В орловской гимназии, куда Борис поступил в 1905 году, он прекрасно учился и «поведения был образцового», поэтому постоянно освобождался от платы за обучение, а в пятом классе стал получать именную городскую стипендию. Много читал: русскую поэзию, труды по естествознанию и философии, творения святых отцов, научные журналы. Вот отрывок из школьного сочинения на тему «Летние удовольствия», написанного им в двенадцать лет. «Гулять же мне приходилось большею частью одному; заберу себе книгу, завтрак, добреду по душистому полю до леса, а там или читаю в тени, или лягу на траву да прислушиваюсь, как деревья между собою разговаривают, как птицы перекликаются; гляжу на прозрачное синее небо, и нежная приятная нега разольется по телу, и хочется, чтобы все и всегда было так прекрасно, чтобы везде была такая гармония, чтобы на душе всегда было так спокойно; хочется все любить, ласкать; все кругом кажется близким, понимающим меня…»

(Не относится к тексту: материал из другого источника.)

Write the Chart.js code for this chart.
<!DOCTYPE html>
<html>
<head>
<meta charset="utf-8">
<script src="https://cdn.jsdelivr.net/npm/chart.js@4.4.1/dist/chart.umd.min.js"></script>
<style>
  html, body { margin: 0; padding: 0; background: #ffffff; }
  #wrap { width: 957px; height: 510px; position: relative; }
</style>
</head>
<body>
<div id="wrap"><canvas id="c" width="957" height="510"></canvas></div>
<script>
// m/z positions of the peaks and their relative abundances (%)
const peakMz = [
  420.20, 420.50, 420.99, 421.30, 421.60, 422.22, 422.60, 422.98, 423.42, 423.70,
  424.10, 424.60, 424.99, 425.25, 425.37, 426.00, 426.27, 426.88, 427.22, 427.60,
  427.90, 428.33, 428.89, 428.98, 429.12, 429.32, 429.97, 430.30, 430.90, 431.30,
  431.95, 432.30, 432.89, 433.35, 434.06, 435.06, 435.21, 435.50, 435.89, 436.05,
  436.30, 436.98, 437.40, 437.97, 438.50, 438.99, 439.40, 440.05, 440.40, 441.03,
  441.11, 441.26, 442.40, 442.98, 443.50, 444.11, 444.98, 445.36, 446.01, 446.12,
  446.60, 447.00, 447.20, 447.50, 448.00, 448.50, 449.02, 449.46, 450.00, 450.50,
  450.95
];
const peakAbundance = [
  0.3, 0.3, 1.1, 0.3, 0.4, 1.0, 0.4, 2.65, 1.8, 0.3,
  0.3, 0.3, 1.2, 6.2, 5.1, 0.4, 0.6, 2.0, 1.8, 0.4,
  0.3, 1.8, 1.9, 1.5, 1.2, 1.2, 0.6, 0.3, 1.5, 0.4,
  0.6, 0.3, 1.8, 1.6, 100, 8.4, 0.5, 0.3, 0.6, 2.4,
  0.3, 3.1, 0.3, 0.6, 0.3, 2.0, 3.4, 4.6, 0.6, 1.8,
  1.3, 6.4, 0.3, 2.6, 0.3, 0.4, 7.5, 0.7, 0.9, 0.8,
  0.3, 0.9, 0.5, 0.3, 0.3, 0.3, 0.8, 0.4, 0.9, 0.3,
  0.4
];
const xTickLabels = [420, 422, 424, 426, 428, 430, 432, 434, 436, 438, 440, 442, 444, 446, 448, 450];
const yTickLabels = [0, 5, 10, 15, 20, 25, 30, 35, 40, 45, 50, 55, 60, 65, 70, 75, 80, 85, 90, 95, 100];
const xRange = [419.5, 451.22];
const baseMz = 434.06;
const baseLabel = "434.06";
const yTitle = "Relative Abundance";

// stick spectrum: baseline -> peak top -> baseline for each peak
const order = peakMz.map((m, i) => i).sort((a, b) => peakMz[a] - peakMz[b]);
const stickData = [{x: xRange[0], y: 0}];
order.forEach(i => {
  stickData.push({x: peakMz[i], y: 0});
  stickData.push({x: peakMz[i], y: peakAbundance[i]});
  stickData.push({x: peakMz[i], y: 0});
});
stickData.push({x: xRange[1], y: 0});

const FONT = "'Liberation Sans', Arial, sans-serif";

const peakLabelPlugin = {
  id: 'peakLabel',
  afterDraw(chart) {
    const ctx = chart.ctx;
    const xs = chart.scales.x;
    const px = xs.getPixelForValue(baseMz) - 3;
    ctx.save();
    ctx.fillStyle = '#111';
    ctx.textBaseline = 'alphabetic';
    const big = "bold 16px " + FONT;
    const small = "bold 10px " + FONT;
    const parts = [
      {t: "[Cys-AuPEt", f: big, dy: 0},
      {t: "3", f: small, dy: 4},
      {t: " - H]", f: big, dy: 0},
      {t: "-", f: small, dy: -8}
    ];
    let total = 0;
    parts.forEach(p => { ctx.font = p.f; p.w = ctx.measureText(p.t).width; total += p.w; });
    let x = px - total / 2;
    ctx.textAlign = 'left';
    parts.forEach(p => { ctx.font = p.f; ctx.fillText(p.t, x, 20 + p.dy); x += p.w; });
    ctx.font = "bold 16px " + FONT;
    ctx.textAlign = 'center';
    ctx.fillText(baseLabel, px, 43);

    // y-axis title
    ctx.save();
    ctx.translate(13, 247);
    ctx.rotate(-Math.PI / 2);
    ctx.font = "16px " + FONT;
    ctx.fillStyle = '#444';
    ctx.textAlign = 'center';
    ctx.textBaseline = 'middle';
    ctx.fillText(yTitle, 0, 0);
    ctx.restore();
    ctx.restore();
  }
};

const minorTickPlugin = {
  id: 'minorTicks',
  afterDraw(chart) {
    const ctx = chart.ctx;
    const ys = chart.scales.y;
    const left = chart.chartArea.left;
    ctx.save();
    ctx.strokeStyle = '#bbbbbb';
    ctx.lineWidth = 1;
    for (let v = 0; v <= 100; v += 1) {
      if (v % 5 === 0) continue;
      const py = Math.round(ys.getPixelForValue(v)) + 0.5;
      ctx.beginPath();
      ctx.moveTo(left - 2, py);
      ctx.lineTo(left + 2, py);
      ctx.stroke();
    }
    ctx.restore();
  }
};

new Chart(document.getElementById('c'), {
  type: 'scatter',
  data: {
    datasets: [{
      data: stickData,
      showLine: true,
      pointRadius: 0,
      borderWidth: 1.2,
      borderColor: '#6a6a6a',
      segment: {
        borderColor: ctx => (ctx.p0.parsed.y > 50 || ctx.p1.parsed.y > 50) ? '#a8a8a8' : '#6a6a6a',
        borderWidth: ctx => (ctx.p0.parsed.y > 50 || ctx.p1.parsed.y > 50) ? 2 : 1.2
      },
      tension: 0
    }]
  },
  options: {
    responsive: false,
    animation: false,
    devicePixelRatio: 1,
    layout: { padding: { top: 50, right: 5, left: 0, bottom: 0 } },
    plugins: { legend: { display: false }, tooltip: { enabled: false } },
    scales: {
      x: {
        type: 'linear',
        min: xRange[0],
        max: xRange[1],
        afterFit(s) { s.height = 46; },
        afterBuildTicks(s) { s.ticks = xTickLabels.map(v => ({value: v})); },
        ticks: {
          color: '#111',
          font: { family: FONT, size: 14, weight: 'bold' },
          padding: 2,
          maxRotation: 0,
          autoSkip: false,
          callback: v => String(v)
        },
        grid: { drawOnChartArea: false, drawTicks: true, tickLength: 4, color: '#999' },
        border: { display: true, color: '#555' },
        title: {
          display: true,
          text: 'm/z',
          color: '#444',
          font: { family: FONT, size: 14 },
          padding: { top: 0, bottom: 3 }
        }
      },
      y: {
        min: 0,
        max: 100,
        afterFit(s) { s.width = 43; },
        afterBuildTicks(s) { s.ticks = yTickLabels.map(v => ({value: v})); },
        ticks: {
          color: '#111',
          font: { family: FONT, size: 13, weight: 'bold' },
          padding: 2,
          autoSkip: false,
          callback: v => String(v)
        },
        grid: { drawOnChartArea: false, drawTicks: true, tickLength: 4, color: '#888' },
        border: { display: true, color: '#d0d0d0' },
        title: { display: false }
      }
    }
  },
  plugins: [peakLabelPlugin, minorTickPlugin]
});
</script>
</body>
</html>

Чтобы покупать книги, Борис занимался репетиторством, давал частные уроки, проявив при этом недюжинный педагогический талант. Уже в этом возрасте он работал над собой, занимался самосовершенствованием в духе евангельских заповедей. Вел почти монашеский образ жизни, в основе которого были молитва, пост и труд. В 15 лет он пишет в сочинении: «Одно из основных свойств человека – способность осознания не только окружающего мира, но и самого себя… Нравственное воспитание заключается в осознании и развитии духовного начала, в содействии тому, что в Евангелии называется “голубиной простотой”, которая не есть умственная простоватость, но может сочетаться со “змеиной мудростью”… Чтобы “превозмочь” естественного человека с его мучительной раздвоенностью, нужно, прежде всего, познать самого себя; понять, что в нас принадлежит добру, а что злу, и затем стремиться к тому, чтобы все способствующее добру развивалось, укреплялось, злое уступало место, уходило или преобразовалось и также начинало служить доброму».
Архимандрит Борис в своей библиотеке
Ложное предсказание
Гимназию Борис Холчев окончил с золотой медалью, получив еще и поощрительную стипендию, которая позволила юноше поступить в Московский университет на философское отделение историко-филологического факультета. Здесь Борис сразу же обратил на себя внимание преподавателей. Известный ученый, основатель Московского института психологии профессор Георгий Иванович Челпанов считал Бориса Холчева одним из лучших своих учеников. В Москве Борис жил в общежитии и вынужден был зарабатывать на жизнь частными уроками. Когда же подросли младшие братья и сестра, он начал помогать родным, из-за чего пришлось часто пропускать занятия. Узнав об этом, профессор Челпанов исходатайствовал для него одну из десяти стипендий, предназначавшихся особо одаренным студентам.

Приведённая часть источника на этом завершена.